Client-security anti-patterns

Securitycomposite 3.85%·in-dim 35%

Client-side security anti-patterns general scanners miss: Supabase service-role keys in client code, RLS off, JWT decode without verify, Firebase test mode, hardcoded admin creds, XSS sinks, insecure transport, sensitive logging.

Severity-weighted: critical=10, high=5, medium=2 pts; score = max(0, 1 - penalty / 20); passed = no critical/high findings. 16 patterns across Supabase, Firebase, JWT, Stripe, OpenAI, generic third-party keys, hardcoded admin creds, password reset without token, plus v0.2 secure-by-default sinks (dangerouslySetInnerHTML without sanitizer, disabled TLS verification, secret/req logging). Client-side-only patterns are scoped to client paths; PUBLISHABLE/ANON/PUBLIC key names and vendor-generated files are excluded. (Registry key s2 unchanged; historically the "auth-pattern check".)

S3

Dependency vulnerabilities

Securitycomposite 2.75%·in-dim 25%

npm audit CVE count from the source lockfile (high/critical filtered). critical×10 + high×3 + moderate×1 + low×0.1; score = max(0, 1 − penalty/20).

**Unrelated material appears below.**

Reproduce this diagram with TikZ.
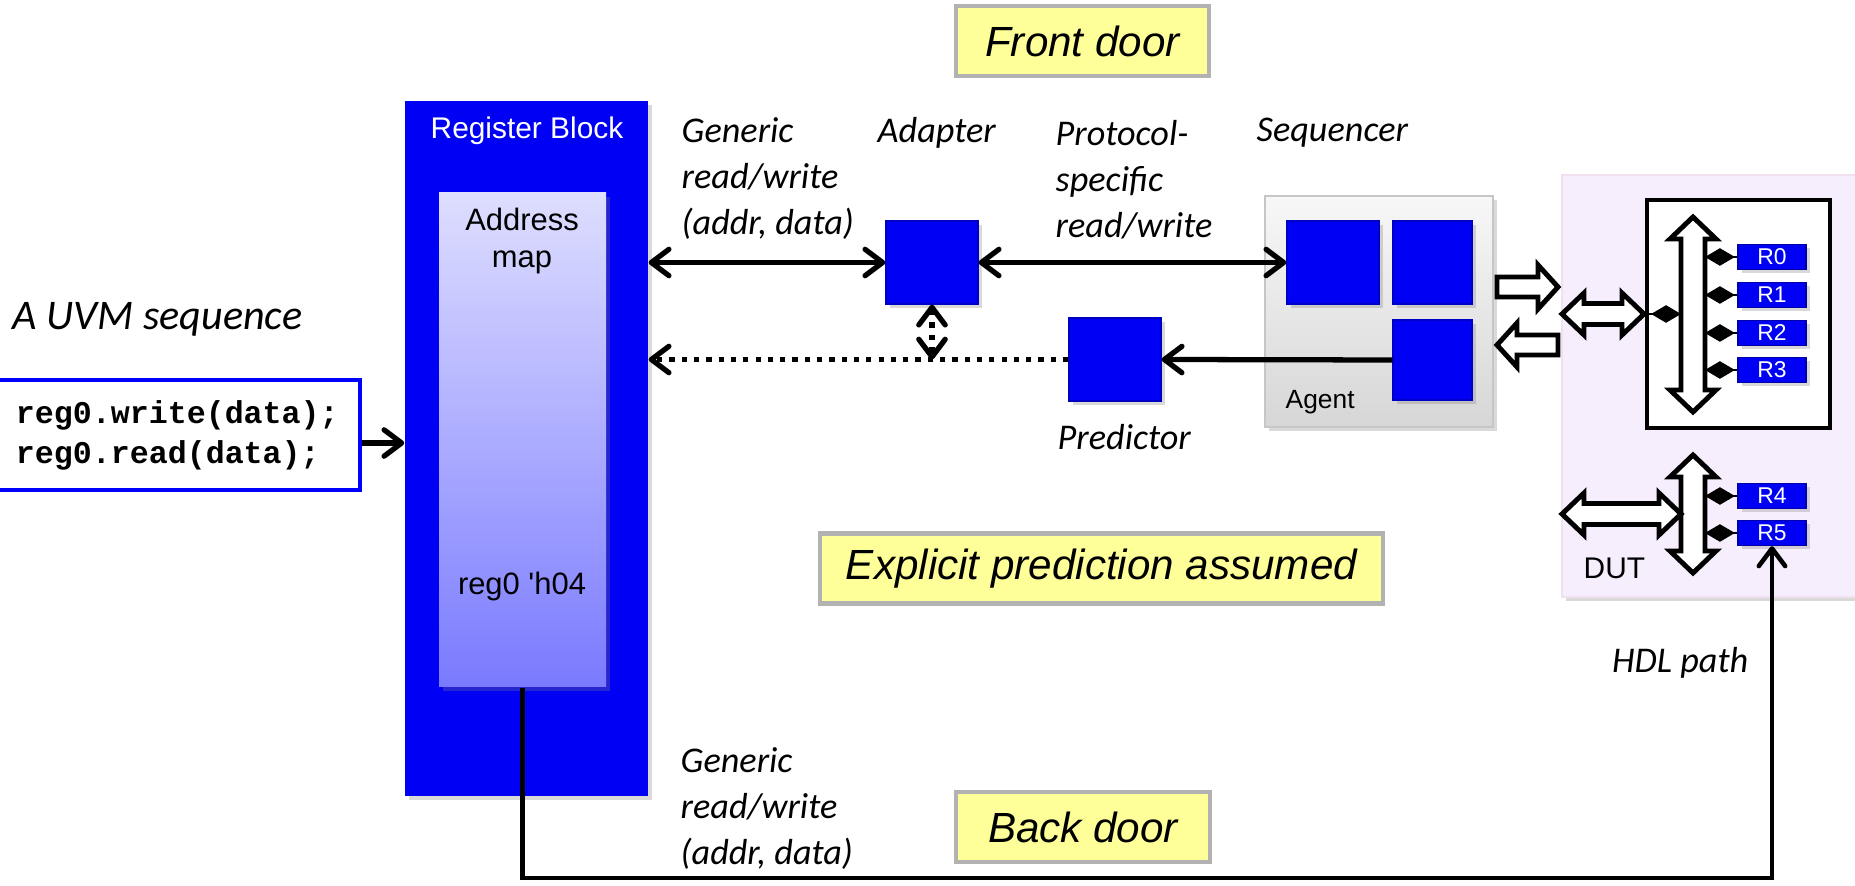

Passed if 0 critical and 0 high.

Finds package.json (root or one level down). If no lockfile, generates one via npm install --package-lock-only in a temp dir, then runs npm audit --json --omit=dev. Source-only.

S4

Backend security probes

Securitybackend track · v0.3composite 1.83% (backend)·in-dim 15% add-on

Backend track: read-only runtime probes against the deployed backend — an unauthenticated request and a cross-user request must not return another user's data. Catches the canonical "RLS off" leak that S2 only infers from client code. Null on frontend-only tools.

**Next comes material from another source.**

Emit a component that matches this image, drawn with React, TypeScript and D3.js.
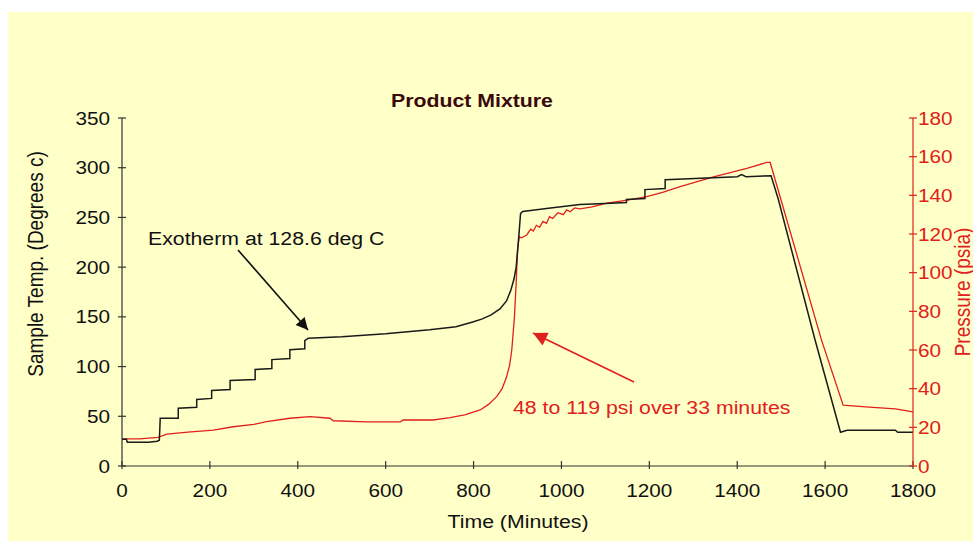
import React from "react";
import * as d3 from "d3";

// ---- data ----
const tempTime = [0, 10, 12, 60, 80, 85, 87, 128, 128, 170, 170, 204, 204, 246, 246, 303, 303, 341, 341, 382, 382, 416, 416, 424, 500, 600, 700, 760, 800, 820, 840, 860, 875, 885, 892, 897, 900, 904, 907, 912, 966, 1042, 1100, 1148, 1148, 1190, 1190, 1236, 1236, 1400, 1410, 1420, 1477, 1493, 1577, 1635, 1650, 1760, 1765, 1800];
const tempValue = [27, 27, 24, 24, 25, 26, 48, 48, 58, 59, 67, 68, 76, 77, 86, 87, 97, 98, 107, 108, 117, 118, 126, 128.6, 130, 133, 137, 140, 145, 148, 152, 158, 166, 177, 188, 200, 215, 237, 254, 256, 259, 263, 264, 265, 268, 269, 278, 279, 288, 291, 293, 291, 292, 269, 127, 34, 36, 36, 34, 34];

const pressTime = [0, 40, 82, 102, 150, 208, 253, 300, 329, 382, 428, 473, 481, 557, 633, 640, 708, 746, 780, 815, 835, 853, 865, 875, 882, 887, 893, 897, 900, 904, 909, 921, 930, 936, 943, 950, 958, 966, 973, 980, 992, 1004, 1012, 1020, 1030, 1042, 1070, 1103, 1150, 1194, 1230, 1270, 1346, 1422, 1467, 1475, 1592, 1641, 1700, 1760, 1800];
const pressValue = [14, 14, 14.8, 16.5, 17.5, 18.6, 20.3, 21.5, 22.9, 24.7, 25.5, 24.7, 23.4, 22.8, 22.8, 23.8, 23.8, 25, 26.5, 29, 32, 36, 40, 46, 52, 60, 77, 94.5, 111.7, 118.6, 118, 119.5, 122.5, 121.5, 124.5, 123.5, 126.5, 125.5, 129, 128, 131, 130, 132.5, 131.5, 133.5, 133, 134, 136, 137.5, 139.3, 141.5, 144.5, 149.6, 154, 157, 157, 65, 31.5, 30.5, 29.5, 28];

const xTicks = [0, 200, 400, 600, 800, 1000, 1200, 1400, 1600, 1800];
const leftTicks = [0, 50, 100, 150, 200, 250, 300, 350];
const rightTicks = [0, 20, 40, 60, 80, 100, 120, 140, 160, 180];

const title = "Product Mixture";
const xTitle = "Time (Minutes)";
const leftTitle = "Sample Temp. (Degrees c)";
const rightTitle = "Pressure (psia)";
const note1 = "Exotherm at 128.6 deg C";
const note2 = "48 to 119 psi over 33 minutes";

const W = 973;
const H = 541;
const FONT = "'Liberation Sans', Arial, Helvetica, sans-serif";
const SX = 1.12;
const RED = "#e0201c";
const BG = "#ffffc8";

function T(props: any) {
  const { x, y, anchor = "start", size = 19, fill = "#111", weight = "normal", rotate, dy, children } = props;
  const tr = `translate(${x},${y}) scale(${SX},1)` + (rotate ? ` rotate(${rotate})` : "");
  return (
    <text transform={tr} textAnchor={anchor} fontSize={size} fill={fill} fontWeight={weight} fontFamily={FONT} dy={dy}>
      {children}
    </text>
  );
}

export default function App() {
  const x = d3.scaleLinear().domain([0, 1800]).range([122, 913]);
  const yL = d3.scaleLinear().domain([0, 350]).range([466, 118]);
  const yR = d3.scaleLinear().domain([0, 180]).range([466, 118]);

  const tempPts: [number, number][] = tempTime.map((t, i) => [t, tempValue[i]]);
  const pressPts: [number, number][] = pressTime.map((t, i) => [t, pressValue[i]]);

  const tempLine = d3.line<[number, number]>().x((d) => x(d[0])).y((d) => yL(d[1]));
  const pressLine = d3.line<[number, number]>().x((d) => x(d[0])).y((d) => yR(d[1]));

  const x0 = x(0), x1 = x(1800), y0 = yL(0), yTop = yL(350);

  return (
    <div style={{ position: "fixed", left: 0, top: 0, width: W, height: H, background: "#fff" }}>
      <svg width={W} height={H} style={{ display: "block" }}>
        <defs>
          <marker id="ab" viewBox="0 0 10 10" refX="10" refY="5" markerWidth="18" markerHeight="12" markerUnits="userSpaceOnUse" orient="auto">
            <path d="M0,0 L10,5 L0,10 Z" fill="#111" />
          </marker>
          <marker id="ar" viewBox="0 0 10 10" refX="10" refY="5" markerWidth="20" markerHeight="14" markerUnits="userSpaceOnUse" orient="auto">
            <path d="M0,0 L10,5 L0,10 Z" fill={RED} />
          </marker>
        </defs>
        <rect x={8} y={12} width={W - 8} height={H - 12} fill={BG} />

        {/* data lines */}
        <path d={pressLine(pressPts) || ""} fill="none" stroke={RED} strokeWidth={1.3} />
        <path d={tempLine(tempPts) || ""} fill="none" stroke="#1a1a1a" strokeWidth={1.5} />

        {/* x axis */}
        <line x1={x0} x2={x1} y1={y0} y2={y0} stroke="#333" strokeWidth={1.2} />
        {xTicks.map((t) => (
          <g key={"xt" + t}>
            <line x1={x(t)} x2={x(t)} y1={y0 - 5} y2={y0 + 3} stroke="#333" strokeWidth={1.2} />
            <T x={x(t)} y={497} anchor="middle" size={18.5}>{String(t)}</T>
          </g>
        ))}

        {/* left axis */}
        <line x1={x0} x2={x0} y1={yTop} y2={y0} stroke="#333" strokeWidth={1.2} />
        {leftTicks.map((v) => (
          <g key={"lt" + v}>
            <line x1={x0 - 4} x2={x0 + 4} y1={yL(v)} y2={yL(v)} stroke="#333" strokeWidth={1.2} />
            <T x={110} y={yL(v) + 6.5} anchor="end" size={18.5}>{String(v)}</T>
          </g>
        ))}

        {/* right axis */}
        <line x1={x1} x2={x1} y1={yTop} y2={y0} stroke={RED} strokeWidth={1.2} />
        {rightTicks.map((v) => (
          <g key={"rt" + v}>
            <line x1={x1 - 4} x2={x1 + 4} y1={yR(v)} y2={yR(v)} stroke={RED} strokeWidth={1.2} />
            <T x={918} y={yR(v) + 6.5} anchor="start" size={18.5} fill={RED}>{String(v)}</T>
          </g>
        ))}

        {/* titles */}
        <T x={472} y={107} anchor="middle" size={19} weight="bold" fill="#3a0a0a">{title}</T>
        <T x={518} y={528} anchor="middle" size={19}>{xTitle}</T>
        <T x={43} y={264} anchor="middle" size={19} rotate={-90}>{leftTitle}</T>
        <T x={970} y={292} anchor="middle" size={19} rotate={-90} fill={RED}>{rightTitle}</T>

        {/* annotations */}
        <T x={148} y={245} size={19}>{note1}</T>
        <line x1={238} y1={250} x2={308} y2={330} stroke="#111" strokeWidth={1.6} markerEnd="url(#ab)" />
        <T x={513} y={414} size={19} fill={RED}>{note2}</T>
        <line x1={634} y1={382} x2={533} y2={333} stroke={RED} strokeWidth={1.6} markerEnd="url(#ar)" />
      </svg>
    </div>
  );
}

Runs only with a backend block carrying two accounts; credentials are the only input. Signs in as user B via the real login form, seeds a uniquely-marked record, and auto-discovers B's data endpoint (largest record array, GET or POST/RPC). Unauth probe: replays B's request with auth stripped from body + headers → must be rejected and serve no data. Cross-user probe: signs in as user A, captures A's own data response → B's marker must not appear. Each failed probe = 10 penalty pts; score = max(0, 1 − penalty/20); passed = no failed probes; details.crossTenantLeak is the headline. Complements rather than replaces S1/S2/S3. Additive weight 15: null on non-backend submissions, reflows in at 15/115 ≈ 13% of Security on backend submissions.

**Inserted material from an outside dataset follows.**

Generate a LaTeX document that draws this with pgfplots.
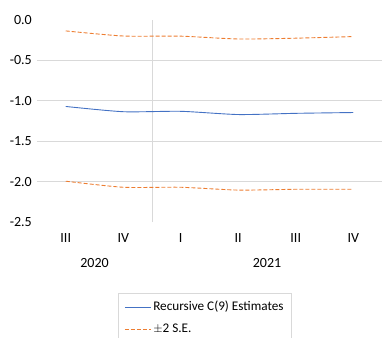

Renormalization on null scorers

When a scorer returns null (skipped, N/A, missing source), its weight is removed from the dimension and the remaining scorers' weights are renormalized to sum to 100% within the dimension.

Example. A submission without a source ZIP loses F6, C1, C2, C5, C6, C7, C8, S2 and S3 (source-only). Functional then becomes a weighted mean of just F1 / F2 / F4 / F5 with weights renormalized from {15, 45, 10, 5} to {21.4%, 64.3%, 14.3%, 7.1%}.

If a whole dimension has no contributors (e.g. Security with no source ZIP and unfetchable URL), the dimension drops and its weight redistributes across the remaining three.

backend track (v0.3): F7, F8 and S4 sit on top of their dimension's 100% base rather than carving into it. On frontend-only submissions they return null and the standard scorers keep their exact proportions; on submissions shipping a real backend the denominator expands to 115 and they reflow in — F7 → 7% and F8 → 6% of Functional, S4 → 13% of Security — with the others compressing proportionally.

F1 gate: if the site does not render, all browser-dependent scorers (F2, F4, F5, C3, C4, C9, V1, V2, V4) are skipped and scored as null. Source-dependent scorers (F6, C1, C2, C5, C6, C7, C8, S2, S3) require a source ZIP. S1 has two sub-checks (secrets + deployed headers) and runs whichever inputs are available.